I was freezing, but without body fat, ability to move and the temperature regulation center in his brain, our son was our singular focus to keep him warm. Our neighbors offered a room in their house and we toyed with the idea of moving him and a large amount of stuff over there, just to be warm. Alas, they had no water and their power subsequently went out as well. We thought about trying to find another place to be, where there was power, but the roads were not passable. The following day, learning that the power was not returning, the roads slightly improved, we thought about it again. The temperature in the house was below 40 during the day and I feared hypothermia. We gathered his food, his meds, his toileting items, his foams for sleeping and a bowel program and thought about risking it. What if we forgot some thing and could not return? What if pipes busted where we went? What if our own pipes burst while we were gone? Looking over the 2 pages of supplies written on loose-leaf paper, we decided to stay. Too many unknowns for a 50/50 shot at success. 

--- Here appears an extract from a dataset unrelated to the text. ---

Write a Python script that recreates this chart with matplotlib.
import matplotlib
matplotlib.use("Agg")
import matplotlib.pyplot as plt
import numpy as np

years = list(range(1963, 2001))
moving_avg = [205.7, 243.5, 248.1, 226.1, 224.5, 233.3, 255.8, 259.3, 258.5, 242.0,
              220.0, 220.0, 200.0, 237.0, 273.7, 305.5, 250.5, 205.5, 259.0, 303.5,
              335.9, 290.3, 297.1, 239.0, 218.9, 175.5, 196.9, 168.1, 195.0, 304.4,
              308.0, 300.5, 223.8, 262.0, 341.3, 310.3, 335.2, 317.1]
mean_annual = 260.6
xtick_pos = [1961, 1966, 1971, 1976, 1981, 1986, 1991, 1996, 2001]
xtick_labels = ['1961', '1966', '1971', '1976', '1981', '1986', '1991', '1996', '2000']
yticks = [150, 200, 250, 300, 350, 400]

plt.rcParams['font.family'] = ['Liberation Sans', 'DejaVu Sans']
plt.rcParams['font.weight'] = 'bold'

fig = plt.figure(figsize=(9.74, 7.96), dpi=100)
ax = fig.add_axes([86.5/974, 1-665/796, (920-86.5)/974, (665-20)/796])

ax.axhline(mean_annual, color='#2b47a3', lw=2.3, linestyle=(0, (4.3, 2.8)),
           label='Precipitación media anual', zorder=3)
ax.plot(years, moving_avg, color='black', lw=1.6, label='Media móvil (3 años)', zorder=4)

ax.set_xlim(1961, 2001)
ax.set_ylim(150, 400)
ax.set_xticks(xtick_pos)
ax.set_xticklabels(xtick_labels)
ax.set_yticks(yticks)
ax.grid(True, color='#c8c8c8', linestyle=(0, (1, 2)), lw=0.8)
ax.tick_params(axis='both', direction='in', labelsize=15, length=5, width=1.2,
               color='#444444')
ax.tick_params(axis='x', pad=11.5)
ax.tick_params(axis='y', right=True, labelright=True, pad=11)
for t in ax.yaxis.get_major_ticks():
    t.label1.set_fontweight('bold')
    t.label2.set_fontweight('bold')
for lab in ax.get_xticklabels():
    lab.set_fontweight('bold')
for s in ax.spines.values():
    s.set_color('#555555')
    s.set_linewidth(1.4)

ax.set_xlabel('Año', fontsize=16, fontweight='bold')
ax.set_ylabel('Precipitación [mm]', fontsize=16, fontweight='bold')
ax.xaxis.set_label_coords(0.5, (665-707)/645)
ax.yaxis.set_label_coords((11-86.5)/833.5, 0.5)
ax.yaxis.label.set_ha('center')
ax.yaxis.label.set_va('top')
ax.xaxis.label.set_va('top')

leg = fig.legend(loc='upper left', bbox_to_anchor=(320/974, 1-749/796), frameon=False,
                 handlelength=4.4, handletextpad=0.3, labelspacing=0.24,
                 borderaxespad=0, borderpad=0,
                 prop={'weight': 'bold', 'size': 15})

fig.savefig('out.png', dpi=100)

 Once that decision was made, although some doubt persisted, we sunk in to what we always do, put one foot in front of the other. We had the environment that housed our usual rhythm, flashlights, a borrowed sleeping bag and all of the supplies used in any day. The house was cold enough that we lost nothing from the fridge, we kept the pipes dripping and had a gas stove to light. Our radius was about 400 square feet and we maximized its utility. In a sense, we were lucky because our son eats pureed food from a spoon and drinks from a syringe. He does not require deep suction, just a bulb syringe and CPT. He does not have a tracheostomy. 

For our son, lack of heat is life threatening. My toes and fingertips were numb, layer upon layer, there was no getting warm. His daily needs did not let up due to a power outage. He still needed to be moved hourly, was incontinent, had a bowel program, needed changing and 6 small feeds. He still had no way to understand what was happening and for someone whose preferable ambient temperature is about 70 degrees, adjusting to 34 was an all-out effort on all of our parts. He stayed wrapped in a sleeping bag, during the day, warm but unwieldy to transfer and feed. Five blankets at night with my husband, only after the fact, admitting to his fears of smothering. No nightly warm bath; the first time he has missed one of those unless he was in a hospital. 

Days and nights blended together and the only redeeming thought was that sooner or later the power would return. As each day and night passed and our fatigue grew. We knew for certain that our utilities would eventually be restored, hopeful that no pipes would burst in the meantime, we let time lose its grip. In this space, the capacity for gratitude became an essential tool for sanity. When this was over, we would return to our normal place on the edge. The place we have acclimated to. I could also see and feel the suffering of all who would not even have this comfort. Those in war-torn countries, refugee camps, homeless, under-housed, crowded beyond capacity; we were indeed the lucky ones. In our own city and state, people would die cold, alone and in the dark. Family and neighbors would feel helpless and police and firefighters in positions of deep sadness, I suspect. 

I hope that something like this does not happen again, but I doubt that is a given. If it is not a winter storm and power failure, it will be something else. There are many, many people living on the edge. It is not just that we don’t see them, it is that because of that, we don’t adequately address their needs during these circumstances. Just something simple like someone asking why we did not have a generator, as if that would have mitigated the situation, was almost hurtful. 

The thing about the edge is that it is not a fixed place. More like the rings of a planet. The only view you have is the one that you see. To steal the phrase, a view point is just a view from a point, is most apt. With all of our technology and inordinate wealth of all kinds of resources, we need to remember that the rings are part of the planet.

1 comment:

AV said...

This was a very powerful and incredible story. Thank you for sharing. As a fellow Canadian, we only heard the high level news updates of the Texas winter storm but individual stories like this remind us of just how harrowing the effects of it were on the communities.